What scares you the most?

Every emotion is energy in motion. I work to transform fear into calm, into stillness, into peace. It really is work… it’s ongoing practice and a constant learning process, a way of inhabiting life with greater presence and of opening space for wholeness. From there, I receive what this beautiful life and generous earth offer with gratitude — as a conscious act of being here.

What makes you happiest?

Happiness is a quiet virtue of the heart. It’s born from gratitude, compassion, and from attunement with my inner centre. To create, grow, learn, experience, discover.
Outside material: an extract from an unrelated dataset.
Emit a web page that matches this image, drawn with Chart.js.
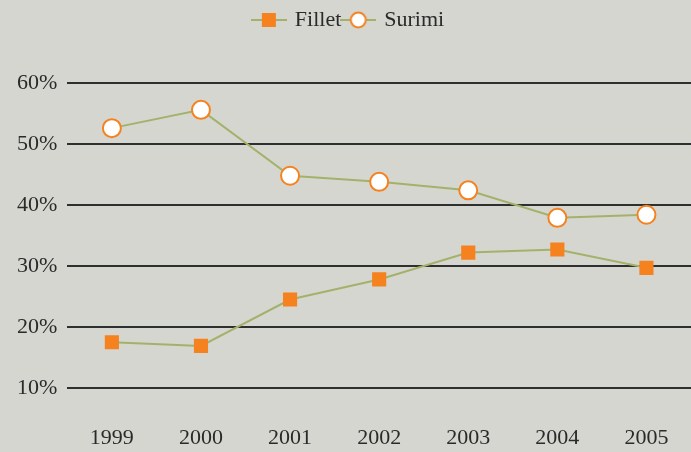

To share time with the people I love, with my dogs; to sustain my spiritual practices; to travel, laugh, to be moved by cinema; to taste a delicious meal; to feel my body in contact with nature and the elements. Each of these gestures, for me, is a profound form of gratitude — a conscious yes to life.

Tell us one thing about yourself that most people wouldn’t know. 

The way I move through the world is deeply connected to communication — to weaving ideas with the invisible threads between thought and emotion. As time passes, I like to imagine that there are more and more things others don’t know about me, and that even I myself continue to unveil my own mysteries. Some are shared. Others I keep in silence, just for me.